There is another line in the Hsin Hsin Ming in which the reader is given a prescription for making the world whole.

To come directly into harmony with this reality just simply say when doubt arises, 'Not two.'
In this 'not two' nothing is separate, nothing is excluded.
No matter when or where, enlightenment means entering this truth.

Here, I am attempting in my own feeble way to explain the difference between zazen and saw zen. Zazen is built upon withdrawal from the world, retreat into spiritual meditation as distinct from the practical qualities of life. Saw zen is built upon the direct engagement in the world through the use of the hands in creating, making and serving. I know there are those who would point out that what I am describing are the two distinct yet traditional forms of Buddhism. If you are reading and want to interject, please feel free to leave a comment.

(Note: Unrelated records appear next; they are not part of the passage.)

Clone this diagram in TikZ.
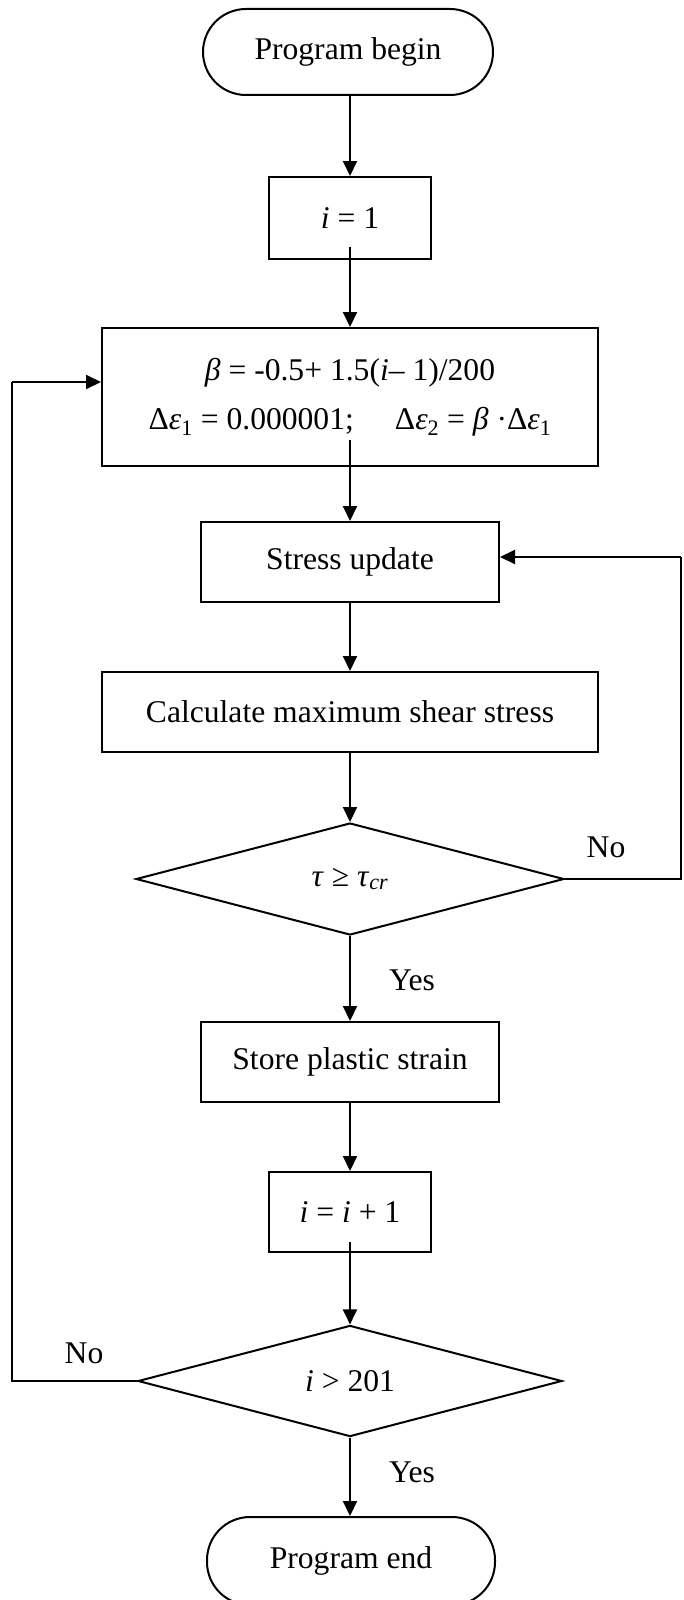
\documentclass[tikz,border=0pt]{standalone}
\usepackage{fontspec}
\setmainfont{Liberation Serif}
\usetikzlibrary{shapes.geometric,arrows.meta}
\begin{document}
\begin{tikzpicture}[x=1pt,y=-1pt,
  every node/.style={font=\fontsize{31.6}{50}\selectfont, inner sep=0pt},
  proc/.style={draw, line width=2pt, rectangle, minimum height=80pt},
  term/.style={draw, line width=2pt, rectangle, rounded corners=43pt, minimum height=86pt},
  decis/.style={draw, line width=2pt, diamond, minimum width=428pt, minimum height=112pt},
  conn/.style={line width=2pt, -{Triangle[length=15pt,width=14pt]}},
  plain/.style={line width=2pt},
  lbl/.style={}
]
\useasboundingbox (0,0) rectangle (683,1600);
\node[term, minimum width=290pt] (begin) at (348,52) {Program begin};
\node[proc, minimum width=162pt, minimum height=82pt] (init) at (350,218) {\textit{i} = 1};
\node[proc, minimum width=496pt, minimum height=138pt, align=center] (formula) at (350,397)
  {\textit{β} = -0.5+ 1.5(\textit{i}– 1)/200\\[-1pt]
   Δ\textit{ε}\textsubscript{1} = 0.000001;\hspace{1.3em}Δ\textit{ε}\textsubscript{2} = \textit{β} ·Δ\textit{ε}\textsubscript{1}};
\node[proc, minimum width=298pt] (stress) at (350,562) {Stress update};
\node[proc, minimum width=496pt] (calc) at (350,712) {Calculate maximum shear stress};
\node[decis] (tau) at (350,879) {\textit{τ} ≥ \textit{τ}\textsubscript{\textit{cr}}};
\node[proc, minimum width=298pt] (store) at (350,1062) {Store plastic strain};
\node[proc, minimum width=162pt] (incr) at (350,1212) {\textit{i} = \textit{i} + 1};
\node[decis, minimum height=110pt, minimum width=424pt] (check) at (350,1381) {\textit{i} > 201};
\node[term, minimum width=288pt, minimum height=88pt] (end) at (351,1561) {Program end};

\node[lbl] (no1) at (606,847) {No};
\node[lbl] (yes1) at (412,980) {Yes};
\node[lbl] (no2) at (84,1353) {No};
\node[lbl] (yes2) at (412,1472) {Yes};

\coordinate (f0) at (350,440);
\coordinate (i0) at (350,247);
\coordinate (k0) at (350,1242);
\coordinate (rtop) at (681,557);
\coordinate (rbot) at (681,879);
\coordinate (ltop) at (12,382);
\coordinate (lbot) at (12,1381);

\draw[conn] (begin.south -| init.north) -- (init.north);
\draw[conn] (i0) -- (formula.north);
\draw[conn] (f0) -- (stress.north);
\draw[conn] (stress.south) -- (calc.north);
\draw[conn] (calc.south) -- (tau.north);
\draw[conn] (tau.south) -- (store.north);
\draw[conn] (store.south) -- (incr.north);
\draw[conn] (k0) -- (check.north);
\draw[conn] (check.south) -- (end.north -| check.south);
\draw[plain] (tau.east) -- (rbot) -- (rtop);
\draw[conn] (rtop) -- (rtop -| stress.east);
\draw[plain] (check.west) -- (lbot) -- (ltop);
\draw[conn] (ltop) -- (ltop -| formula.west);
\end{tikzpicture}
\end{document}
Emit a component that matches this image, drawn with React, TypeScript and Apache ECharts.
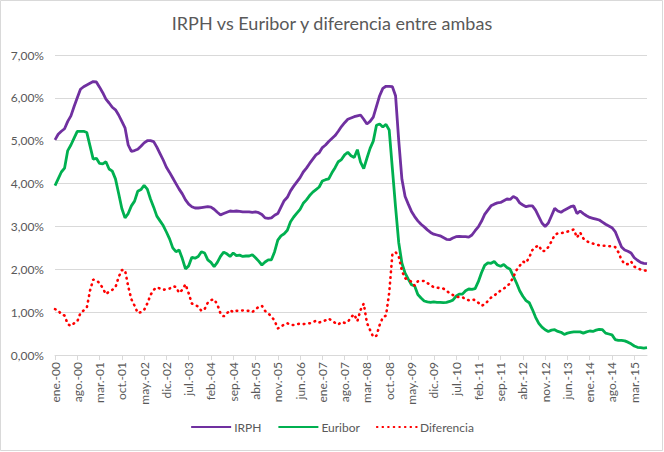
import React, { useEffect, useRef } from "react";
import * as echarts from "echarts";

const monthNames = ["ene.", "feb.", "mar.", "abr.", "may.", "jun.", "jul.", "ago.", "sep.", "oct.", "nov.", "dic."];
const startYear = 2000;
const monthCount = 187;

const irph = [
  5.02, 5.15, 5.22, 5.28, 5.45, 5.58, 5.80, 6.00, 6.20, 6.26, 6.30, 6.34,
  6.38, 6.37, 6.25, 6.12, 5.97, 5.88, 5.78, 5.72, 5.60, 5.45, 5.30, 4.90,
  4.75, 4.77, 4.80, 4.87, 4.95, 5.00, 5.00, 4.98, 4.85, 4.70, 4.55, 4.38,
  4.26, 4.13, 4.00, 3.87, 3.76, 3.62, 3.52, 3.46, 3.43, 3.43, 3.44, 3.45,
  3.46, 3.45, 3.40, 3.33, 3.27, 3.30, 3.33, 3.36, 3.35, 3.36, 3.35, 3.34,
  3.34, 3.34, 3.33, 3.34, 3.32, 3.28, 3.20, 3.19, 3.20, 3.26, 3.30, 3.45,
  3.60, 3.68, 3.83, 3.94, 4.04, 4.14, 4.27, 4.36, 4.47, 4.57, 4.67, 4.72,
  4.84, 4.90, 4.98, 5.05, 5.12, 5.22, 5.33, 5.42, 5.50, 5.53, 5.56, 5.58,
  5.60, 5.50, 5.39, 5.45, 5.55, 5.80, 6.05, 6.22, 6.27, 6.27, 6.26, 6.05,
  5.00, 4.10, 3.70, 3.52, 3.35, 3.23, 3.13, 3.05, 2.99, 2.92, 2.86, 2.82,
  2.80, 2.78, 2.74, 2.70, 2.69, 2.73, 2.76, 2.77, 2.76, 2.76, 2.75, 2.80,
  2.90, 2.99, 3.12, 3.28, 3.38, 3.48, 3.52, 3.55, 3.56, 3.60, 3.64, 3.63,
  3.70, 3.66, 3.55, 3.50, 3.46, 3.48, 3.48, 3.38, 3.23, 3.08, 3.00, 3.08,
  3.25, 3.42, 3.36, 3.33, 3.38, 3.42, 3.46, 3.48, 3.30, 3.36, 3.30, 3.25,
  3.21, 3.19, 3.17, 3.15, 3.10, 3.05, 3.01, 2.97, 2.88, 2.70, 2.52, 2.45,
  2.42, 2.38, 2.27, 2.21, 2.16, 2.14, 2.13,
];

const euribor = [
  3.95, 4.11, 4.27, 4.36, 4.77, 4.90, 5.06, 5.22, 5.22, 5.22, 5.19, 4.88,
  4.57, 4.59, 4.47, 4.46, 4.51, 4.34, 4.29, 4.11, 3.77, 3.42, 3.20, 3.30,
  3.48, 3.59, 3.82, 3.86, 3.96, 3.87, 3.64, 3.45, 3.24, 3.13, 3.02, 2.87,
  2.71, 2.50, 2.41, 2.45, 2.25, 2.01, 2.08, 2.28, 2.26, 2.30, 2.41, 2.38,
  2.22, 2.16, 2.06, 2.16, 2.30, 2.40, 2.36, 2.30, 2.38, 2.32, 2.33, 2.30,
  2.31, 2.31, 2.34, 2.27, 2.19, 2.10, 2.17, 2.22, 2.22, 2.41, 2.68, 2.78,
  2.83, 2.91, 3.11, 3.22, 3.31, 3.40, 3.54, 3.62, 3.72, 3.80, 3.86, 3.92,
  4.06, 4.09, 4.11, 4.25, 4.37, 4.51, 4.56, 4.67, 4.73, 4.65, 4.61, 4.79,
  4.50, 4.35, 4.59, 4.82, 4.99, 5.36, 5.39, 5.32, 5.38, 5.25, 4.35, 3.45,
  2.62, 2.14, 1.91, 1.77, 1.64, 1.61, 1.41, 1.33, 1.26, 1.24, 1.23, 1.24,
  1.23, 1.23, 1.22, 1.23, 1.25, 1.28, 1.37, 1.42, 1.42, 1.50, 1.54, 1.53,
  1.55, 1.71, 1.92, 2.09, 2.15, 2.14, 2.18, 2.10, 2.07, 2.11, 2.04, 2.00,
  1.84, 1.68, 1.50, 1.37, 1.27, 1.22, 1.06, 0.88, 0.74, 0.65, 0.59, 0.55,
  0.58, 0.59, 0.55, 0.53, 0.48, 0.51, 0.53, 0.54, 0.54, 0.54, 0.51, 0.54,
  0.56, 0.55, 0.58, 0.60, 0.59, 0.51, 0.49, 0.47, 0.36, 0.34, 0.34, 0.33,
  0.30, 0.26, 0.21, 0.18, 0.17, 0.16, 0.17,
];

const diferencia = [
  1.07, 1.04, 0.95, 0.92, 0.72, 0.68, 0.74, 0.78, 0.98, 1.04, 1.11, 1.50,
  1.76, 1.74, 1.68, 1.56, 1.42, 1.48, 1.52, 1.58, 1.82, 1.98, 1.98, 1.60,
  1.30, 1.15, 0.98, 1.00, 1.05, 1.20, 1.40, 1.52, 1.58, 1.55, 1.52, 1.54,
  1.55, 1.60, 1.59, 1.45, 1.52, 1.65, 1.44, 1.20, 1.17, 1.13, 1.03, 1.07,
  1.22, 1.28, 1.30, 1.18, 0.97, 0.90, 0.97, 1.05, 1.00, 1.03, 1.03, 1.04,
  1.03, 1.03, 1.00, 1.07, 1.12, 1.15, 1.03, 0.97, 0.90, 0.80, 0.62, 0.65,
  0.72, 0.74, 0.70, 0.70, 0.72, 0.73, 0.72, 0.73, 0.74, 0.76, 0.80, 0.76,
  0.78, 0.81, 0.85, 0.80, 0.75, 0.71, 0.77, 0.75, 0.77, 0.88, 0.95, 0.79,
  1.05, 1.20, 0.75, 0.58, 0.42, 0.45, 0.70, 0.88, 0.92, 1.45, 2.35, 2.40,
  2.30, 1.96, 1.79, 1.75, 1.71, 1.62, 1.72, 1.72, 1.73, 1.68, 1.63, 1.58,
  1.57, 1.56, 1.55, 1.50, 1.44, 1.40, 1.36, 1.35, 1.35, 1.30, 1.28, 1.30,
  1.28, 1.22, 1.15, 1.18, 1.26, 1.34, 1.38, 1.46, 1.50, 1.55, 1.60, 1.68,
  1.82, 1.98, 2.08, 2.18, 2.15, 2.28, 2.45, 2.52, 2.56, 2.42, 2.43, 2.52,
  2.65, 2.80, 2.84, 2.84, 2.86, 2.88, 2.90, 2.93, 2.74, 2.86, 2.72, 2.66,
  2.62, 2.60, 2.58, 2.56, 2.55, 2.55, 2.54, 2.53, 2.52, 2.40, 2.22, 2.12,
  2.12, 2.18, 2.06, 2.03, 1.99, 1.98, 1.96,
];

const categories: string[] = [];
for (let i = 0; i < monthCount; i++) {
  const y = startYear + Math.floor(i / 12);
  categories.push(monthNames[i % 12] + "-" + String(y % 100).padStart(2, "0"));
}

const FONT = "Lato, 'Open Sans', sans-serif";
const TEXT = "#595959";
const GRID = "#D9D9D9";

export default function App() {
  const ref = useRef<HTMLDivElement>(null);
  useEffect(() => {
    if (!ref.current) return;
    const chart = echarts.init(ref.current, null, { renderer: "svg" });
    chart.setOption({
      animation: false,
      backgroundColor: "#ffffff",
      textStyle: { fontFamily: FONT },
      title: {
        text: "IRPH vs Euribor y diferencia entre ambas",
        left: "center",
        top: 9,
        textStyle: { fontFamily: FONT, fontSize: 18, fontWeight: "normal", color: TEXT },
      },
      graphic: [
        {
          type: "rect",
          shape: { x: 0.5, y: 0.5, width: 662, height: 450 },
          style: { fill: "none", stroke: GRID, lineWidth: 1 },
          silent: true,
        },
      ],
      legend: {
        bottom: 14,
        left: "center",
        itemWidth: 40,
        itemHeight: 10,
        itemGap: 16,
        itemStyle: { opacity: 0, borderWidth: 0 },
        textStyle: { fontFamily: FONT, fontSize: 12, color: TEXT, padding: [0, 0, 0, -2] },
        data: ["IRPH", "Euribor", "Diferencia"],
      },
      grid: { left: 55, right: 17, top: 55, bottom: 97, containLabel: false },
      xAxis: {
        type: "category",
        data: categories,
        boundaryGap: false,
        axisLine: { show: true, lineStyle: { color: GRID, width: 1 } },
        axisTick: { show: true, interval: 6, length: 5, lineStyle: { color: GRID } },
        axisLabel: {
          interval: 6,
          rotate: 90,
          margin: 7,
          fontFamily: FONT,
          fontSize: 12,
          color: TEXT,
        },
        splitLine: { show: false },
      },
      yAxis: {
        type: "value",
        min: 0,
        max: 7,
        interval: 1,
        axisLine: { show: false },
        axisTick: { show: false },
        axisLabel: {
          margin: 11,
          fontFamily: FONT,
          fontSize: 12,
          color: TEXT,
          formatter: (v: number) => v.toFixed(2).replace(".", ",") + "%",
        },
        splitLine: { show: true, lineStyle: { color: GRID, width: 1 } },
      },
      series: [
        {
          name: "IRPH",
          type: "line",
          data: irph,
          symbol: "none",
          lineStyle: { color: "#7030A0", width: 2.8 },
          itemStyle: { color: "#7030A0" },
        },
        {
          name: "Euribor",
          type: "line",
          data: euribor,
          symbol: "none",
          lineStyle: { color: "#00B050", width: 2.8 },
          itemStyle: { color: "#00B050" },
        },
        {
          name: "Diferencia",
          type: "line",
          data: diferencia,
          symbol: "none",
          lineStyle: { color: "#FF0000", width: 2.6, type: [0.6, 5], cap: "round" },
          itemStyle: { color: "#FF0000" },
        },
      ],
    });
    return () => chart.dispose();
  }, []);
  return (
    <div
      ref={ref}
      style={{ position: "fixed", left: 0, top: 0, width: 664, height: 452 }}
    />
  );
}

As I suggested in yesterday's post, this may be a slow process. Even one that will drive you from this blog for a short time. Don't forget to come back later. The table shown above is one I made of walnut in 1979 or 1980. It was made with through-wedged mortise and tenon joints and was designed to reflect my own interest in Japanese culture.

Saturday, February 17, 2007

Saw zen...I want to spend a few days exploring a concept I call "saw zen". This may be a bit much for some of you, so you may want to check out for about a week or so and spend your time reading other things. Before I got so involved in exploring the Wisdom of the Hands concept through teaching at Clear Spring School, I was working on a book proposal I called "Saw-Zen, A Craftsman's Guide to Practicality and Spirit." Perhaps at some point, given time, I will be able to complete it and have it published. For now, it is enough to share a few of the concepts as they relate to the hands, woodworking, learning and growth.

A number of readers of sidebar materials in my how-to books and students in my classes have noted a similarity between my approach to woodworking and their understanding of Zen Buddist meditation. There is a concept in Zen called "zazen" which can be found in any number of internet sites through a Google search or in the online encyclopedia, Wikipedia.

Before I spend a few days outlining what is meant by "saw zen," I would like to point out that while "zazen" is practiced as sitting meditation, in withdrawal from practical affairs, "saw zen" is practiced while in full 100 percent immersion in the practical and creative affairs of daily life.

I plan to go slowly with this, so either check in for more or check out for awhile depending on your interests. The image above is of zazen. If you want to know what saw zen looks like, you will see evidence of it in nearly every other photograph in this blog. Believe me, the two are not to be confused or mistaken for each other.